It's really a disgusting thing to do to a child, and may very well classify as abuse. Today I've got pretty bad digestive issues, and I can't help but wonder: was that soap antibacterial and did it kill off part of my gut flora that lead to indescribable pain and misery and thousands upon thousands of dollars of medical bills and various other damage compounding with injury and disease in my life that only started 15-ish years later after something else ignited the problems, keeping me in constant multi-angled torment and teetering on the edge of death for years? Was all that because my superstitious parent decided to punish me poetically for a crime both mundane and victim-less? The best thing to do would have been to sit me down and explain to me the gravity of word selection and the importance of presenting myself well with proper communication, how all of that is significant even as a child. Not putting something that kills bacteria into the body of your child, a thing that contains multitudes of bacteria that he needs. Damn stupid for a parent to do something like that.
I grew up in a family with a lot of swearing. My parents always swear and I've been pretty used to it throughout my life. When growing up, for as much as they swore, my parents taught me not to swear. I tried to follow the rule for as long as possible but, once I got to high school I started to swear a bit. It wasn't much at first, but as time went on I became a horrible foul mouth by the end of my senior year, probably due to other students language and general stress. I tried very hard to limit foul words to school and not talk like that at home. It worked for the most part. But I was unhappy with myself at how easily and often an f-bomb would slip into my words. So, during the summer between high school and college, I trained myself to limit swear words. I even created other words to use rather than swears such as boosh, shite, digity darn, and a weird flick sound with my lip to use instead of the f-word. It's been about half a year since I started that and I'm proud to say I'm still creating odd and new ways to safely curse.
I don't swear, I'm a pure vanilla bean lol. Swearing just doesn't fit who I am, and it's not a thing I feel the need to do. As for if I find it offensive, I don't like it, but I can handle hearing a bit before I become too uncomfortable. Reading is better, since I don't have to physically hear it.
I'm Australian, so I swear pretty much every day. I've become desensitised to casual swearing, and I usually don't think about it (unless I'm around kids or at work. Then I make an effort not to). I don't go out of my way to curse and I don't do it excessively (I often use substitues like 'frick' and 'darn'), but it's not something I go out of my way to avoid around people I know. I honestly forget that 'hell', 'damn', and 'bastard' are considered curse words by some people ... It's kind of ironic that I have no problem with swearing in real life, but I feel weird when I put it in my writing. Maybe it's because I don't know who might be reading? No idea, but I find it funny.
I used to despise saying or hearing any sort of profanity.
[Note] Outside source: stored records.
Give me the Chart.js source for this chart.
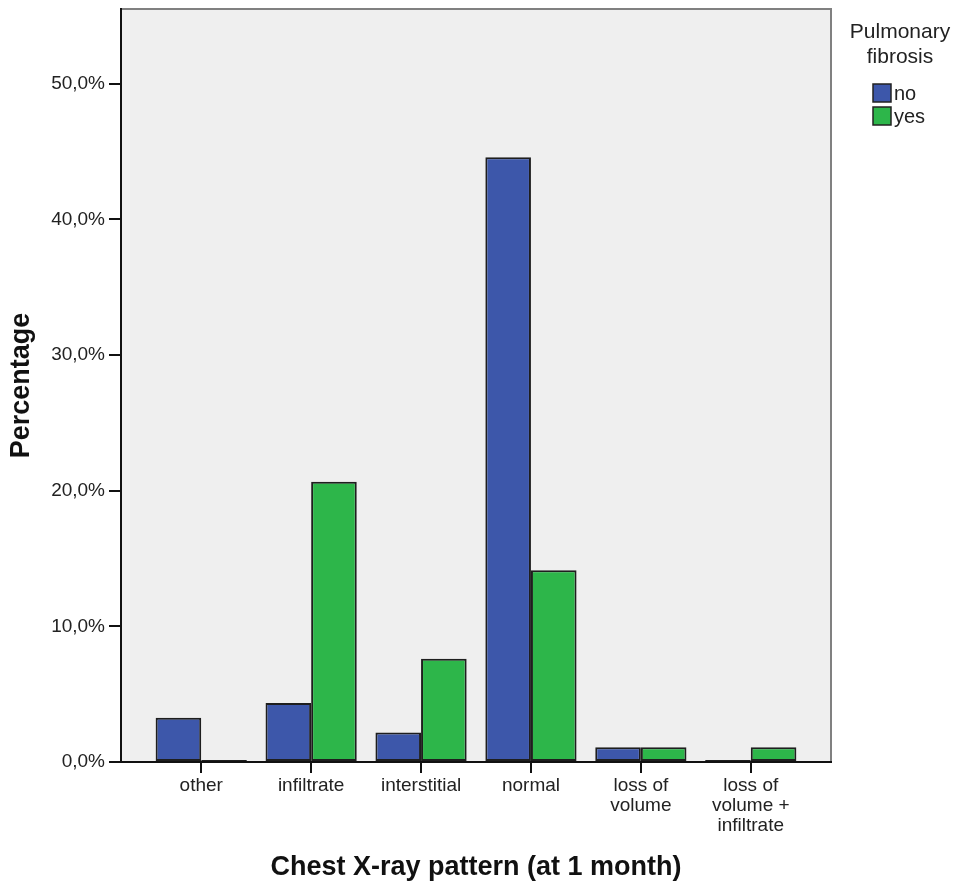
<!DOCTYPE html>
<html>
<head>
<meta charset="utf-8">
<script src="https://cdn.jsdelivr.net/npm/chart.js@4"></script>
<style>
  html, body { margin: 0; padding: 0; background: #fff; }
  #wrap { width: 958px; height: 885px; position: relative; }
</style>
</head>
<body>
<div id="wrap"><canvas id="chart"></canvas></div>
<script>
// category labels (multi-line where the original wraps)
const categories = [
  ['other'],
  ['infiltrate'],
  ['interstitial'],
  ['normal'],
  ['loss of', 'volume'],
  ['loss of', 'volume +', 'infiltrate'],
];
// percent of patients, Pulmonary fibrosis = no / yes
const noValues = [3.26, 4.35, 2.17, 44.57, 1.09, 0];
const yesValues = [0, 20.65, 7.61, 14.13, 1.09, 1.09];
const yTicks = [0, 10, 20, 30, 40, 50];
const seriesNames = ['no', 'yes'];
const legendTitle = ['Pulmonary', 'fibrosis'];

const FONT = "'Liberation Sans', Arial, sans-serif";
const BLUE = '#3d57aa';
const GREEN = '#2db64a';

const plotFrame = {
  id: 'plotFrame',
  beforeDraw(chart) {
    const {ctx, chartArea: a} = chart;
    ctx.save();
    ctx.fillStyle = '#efefef';
    ctx.fillRect(a.left, a.top, a.width, a.height);
    ctx.strokeStyle = '#808080';
    ctx.lineWidth = 2;
    ctx.beginPath();
    ctx.moveTo(a.left, a.top);
    ctx.lineTo(a.right, a.top);
    ctx.lineTo(a.right, a.bottom);
    ctx.stroke();
    ctx.restore();
  }
};

// legend on the right, SPSS style
const sideLegend = {
  id: 'sideLegend',
  afterDraw(chart) {
    const {ctx, chartArea: a} = chart;
    const cx = a.right + 69;
    ctx.save();
    ctx.fillStyle = '#222';
    ctx.font = '21px ' + FONT;
    ctx.textAlign = 'center';
    ctx.textBaseline = 'alphabetic';
    legendTitle.forEach((t, i) => ctx.fillText(t, cx, 38 + i * 25));
    ctx.textAlign = 'left';
    ctx.textBaseline = 'middle';
    ctx.font = '20px ' + FONT;
    chart.data.datasets.forEach((ds, i) => {
      const y = 84 + i * 23;
      ctx.fillStyle = ds.backgroundColor;
      ctx.fillRect(a.right + 42, y, 18, 18);
      ctx.strokeStyle = '#222';
      ctx.lineWidth = 1.5;
      ctx.strokeRect(a.right + 42, y, 18, 18);
      ctx.fillStyle = '#222';
      ctx.fillText(ds.label, a.right + 63, y + 10);
    });
    ctx.restore();
  }
};

const toPoints = vals => vals.map((v, i) => ({x: i, y: v}));

new Chart(document.getElementById('chart'), {
  type: 'bar',
  data: {
    datasets: [
      {
        label: seriesNames[0],
        data: toPoints(noValues),
        backgroundColor: BLUE,
      },
      {
        label: seriesNames[1],
        data: toPoints(yesValues),
        backgroundColor: GREEN,
      },
    ]
  },
  options: {
    responsive: true,
    maintainAspectRatio: false,
    animation: false,
    layout: {padding: {top: 9, right: 127, left: 0, bottom: 0}},
    datasets: {
      bar: {
        categoryPercentage: 0.83,
        barPercentage: 1.0,
        borderColor: '#1e1e1e',
        borderWidth: 2,
        borderSkipped: false,
        minBarLength: 2,
      }
    },
    plugins: {
      legend: {display: false},
      tooltip: {enabled: false},
    },
    scales: {
      x: {
        type: 'linear',
        min: -0.73,
        max: 5.73,
        offset: false,
        afterBuildTicks: s => { s.ticks = categories.map((c, i) => ({value: i})); },
        afterFit: s => { s.height = 123; s.paddingLeft = 0; s.paddingRight = 0; },
        grid: {offset: false, drawOnChartArea: false, drawTicks: true, tickLength: 11, color: '#111', lineWidth: 2},
        border: {display: true, color: '#111', width: 2},
        ticks: {
          autoSkip: false,
          maxRotation: 0,
          padding: 3,
          color: '#222',
          font: {family: FONT, size: 19, lineHeight: 1.05},
          callback: v => categories[v],
        },
        title: {
          display: true,
          text: 'Chest X-ray pattern (at 1 month)',
          color: '#111',
          font: {family: FONT, size: 27, weight: 'bold'},
          padding: {top: 0, bottom: 1},
        },
      },
      y: {
        min: 0,
        max: 55.5,
        afterBuildTicks: s => { s.ticks = yTicks.map(v => ({value: v})); },
        afterFit: s => { s.width = 121; s.paddingTop = 0; s.paddingBottom = 0; },
        grid: {drawOnChartArea: false, drawTicks: true, tickLength: 12, color: '#111', lineWidth: 2},
        border: {display: true, color: '#111', width: 2},
        ticks: {
          padding: 4,
          color: '#222',
          font: {family: FONT, size: 19},
          callback: v => v.toFixed(1).replace('.', ',') + '%',
        },
        title: {
          display: true,
          text: 'Percentage',
          color: '#111',
          font: {family: FONT, size: 27, weight: 'bold'},
          padding: {top: 5, bottom: 0},
        },
      },
    },
  },
  plugins: [plotFrame, sideLegend],
});
</script>
</body>
</html>
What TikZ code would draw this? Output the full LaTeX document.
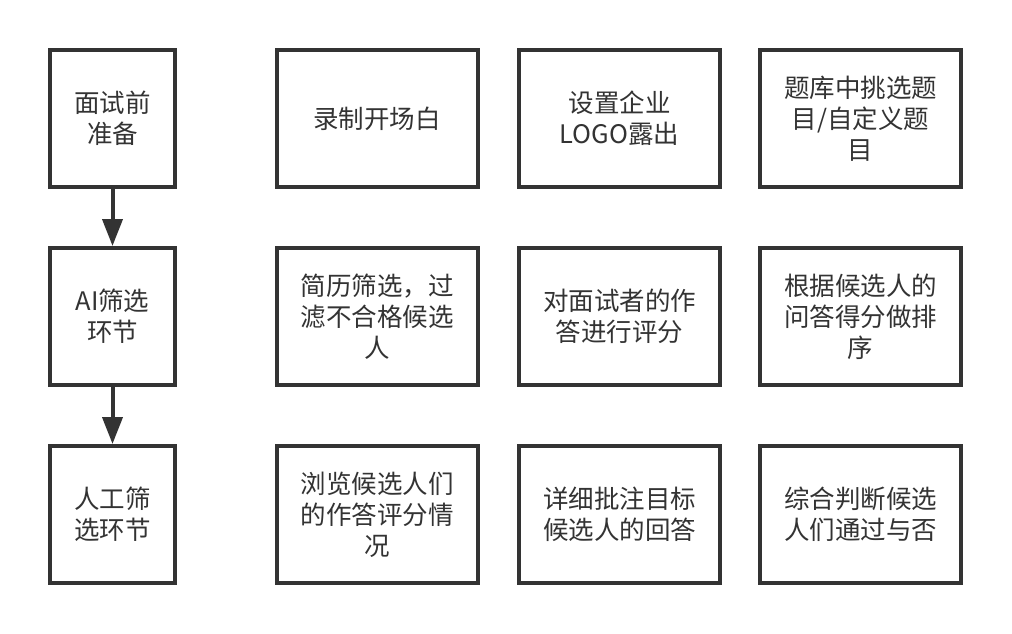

Now I’ll let one slip if I stub a toe or get frustrated enough in a video game. I can tolerate hearing cursing as long as it isn’t used multiple times in one sentence. At that point it just sounds grating to me.
Normally (that's most of the time), I don't. Don't see any sense in doing so. Even when I swear, I don't intend it, it's a spontaneous reaction. Also, I've to watch over my language where I live, so it's not like I had many opportunities to do so.
I cuss sometimes IRL but never online unless it's REALLY bad. I've been trying to get into the habit of using "peck" more though as a replacement. It's working online. Not so much in real-life, unfortunately. I do use "fudgerigars" when I can though.
I'll actually swear quite a bit at times, especially if I'm mad or excited, but I do hold it back if I'm in company that I'm sure won't appreciate some of the words I tend to use. I don't mind using or hearing the words at all, but I try not to offend those that would mind.
I'm trying not to but once in a day or two, words(which are not so bad, Ig 98% not bad) slip outta my mouth. Man, no, Cherry, don't!
I didn't start swearing until I started fanatically watching Rooster Teeth. Afterwards, it would show up in my conversations online with other people, if someone was upset. I have cut down on swearing now, as I don't think it is appropriate for anyone of any age to speak those words. I even have a web filter that replaces all curse words with substitutions. I don't like watching Rooster Teeth anymore, and I don't like watching movies or reading books that have excessive amounts of bad language. Which basically means I only watch family or kid's movies. I feel like people should be able to control themselves better in public, and I wish that it was less acceptable for people to use foul language. I mean the main purpose behind a swear word, is to be offensive. Or rude. Or because someone can't think of a big enough word to compensate for the bad thing or things happening to them. I like to use substitution words even whilst I'm talking to people, not only online. I can say that it is not easy to stop a habit from continuing, especially when most of the people that my husband is friends with, tend to use curse words as easily as it is to take another bite of my sandwich. Yum. I usually try to recommend friends or family (if necessary,) to speak politely around me. Strangers are different, as it can be hard to try to change someone's opinion about swearing, if I'm not going to be around them constantly. Oh if only I had a filter for the words people say outside of my home. Maybe the world would be more quiet. Or more weird. "What the Funky Rice Cheese are you glaring at?" "Your Damp car is parked over the lines!" "Don't you talk to me about my parking, you Monkey Feather!"